Exercise data:

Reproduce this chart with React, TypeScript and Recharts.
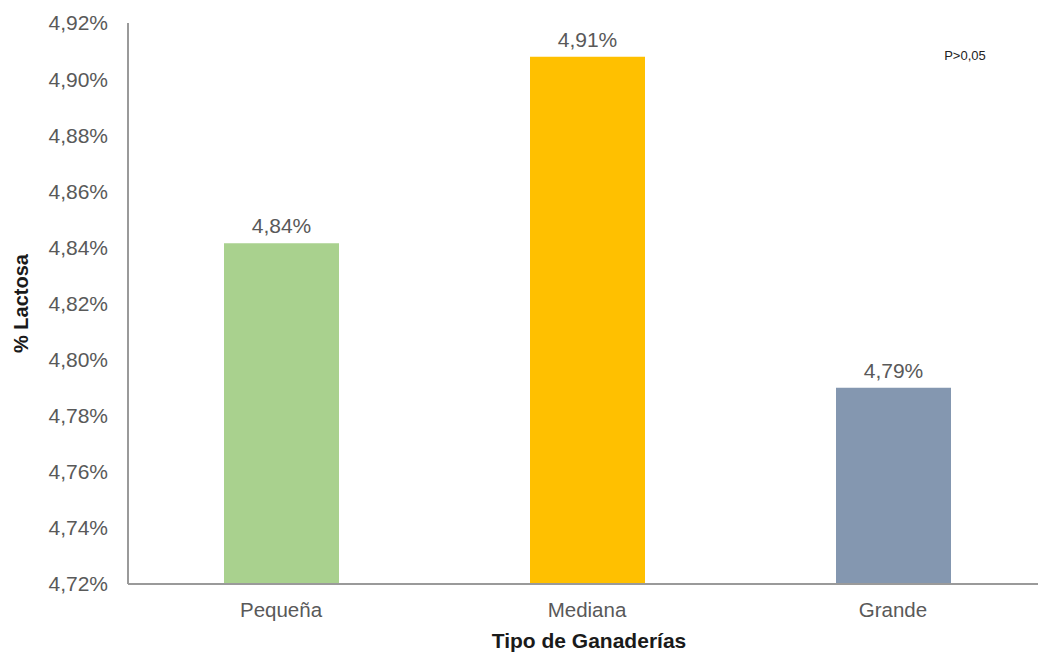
import { BarChart, Bar, XAxis, YAxis, Cell, LabelList, Label } from 'recharts';

const categories = ['Pequeña', 'Mediana', 'Grande'];
const lactosa = [4.8415, 4.908, 4.79];
const barColors = ['#A9D18E', '#FFC000', '#8497B0'];
const yTicks = [4.72, 4.74, 4.76, 4.78, 4.8, 4.82, 4.84, 4.86, 4.88, 4.9, 4.92];

const data = categories.map((name, i) => ({ name, value: lactosa[i] }));

const pct = (v: number) => v.toFixed(2).replace('.', ',') + '%';

const font = 'Liberation Sans, Arial, sans-serif';

export default function App() {
  return (
    <div
      style={{
        position: 'fixed',
        left: 0,
        top: 0,
        width: 1038,
        height: 653,
        overflow: 'hidden',
        background: '#fff',
      }}
    >
      <BarChart
        width={1048}
        height={653}
        data={data}
        margin={{ top: 23, right: 2, bottom: 0, left: 0 }}
        style={{ fontFamily: font }}
      >
        <XAxis
          dataKey="name"
          height={69}
          tickLine={false}
          tickSize={6}
          tickMargin={12}
          stroke="#9a9a9a"
          strokeWidth={2}
          tick={{ fill: '#595959', fontSize: 20.5 }}
        >
          <Label
            content={({ viewBox }: any) => (
              <text
                x={viewBox.x + viewBox.width / 2 + 2}
                y={viewBox.y + 64}
                textAnchor="middle"
                fontSize={21}
                fontWeight="bold"
                fill="#1a1a1a"
              >
                Tipo de Ganaderías
              </text>
            )}
          />
        </XAxis>
        <YAxis
          width={128}
          domain={[4.72, 4.92]}
          ticks={yTicks}
          interval={0}
          allowDataOverflow
          tickFormatter={pct}
          tickLine={false}
          tickSize={6}
          tickMargin={14}
          stroke="#9a9a9a"
          strokeWidth={2}
          tick={{ fill: '#595959', fontSize: 21 }}
        >
          <Label
            content={({ viewBox }: any) => (
              <text
                x={0}
                y={0}
                transform={`translate(28, ${viewBox.y + viewBox.height / 2}) rotate(-90)`}
                textAnchor="middle"
                fontSize={20}
                fontWeight="bold"
                fill="#1a1a1a"
              >
                % Lactosa
              </text>
            )}
          />
          <Label
            content={() => (
              <text x={965} y={60} textAnchor="middle" fontSize={13} fill="#222">
                P&gt;0,05
              </text>
            )}
          />
        </YAxis>
        <Bar dataKey="value" barSize={115} isAnimationActive={false}>
          {data.map((d, i) => (
            <Cell key={d.name} fill={barColors[i]} />
          ))}
          <LabelList
            dataKey="value"
            position="top"
            offset={10}
            formatter={(v: any) => pct(Number(v))}
            fill="#595959"
            fontSize={21}
          />
        </Bar>
      </BarChart>
    </div>
  );
}
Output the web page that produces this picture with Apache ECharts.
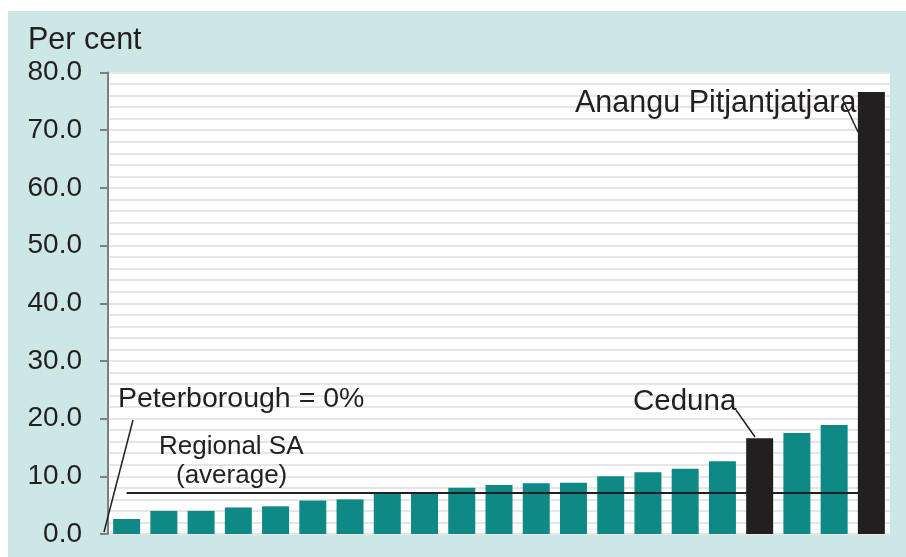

Work to complete: Hand back the exact lines from the start of the entries to the line with "Cell, LabelList, Label", both ends kept and pictures left out.

Solution:
Reproduce this chart with React, TypeScript and Recharts.
import { BarChart, Bar, XAxis, YAxis, Cell, LabelList, Label } from 'recharts';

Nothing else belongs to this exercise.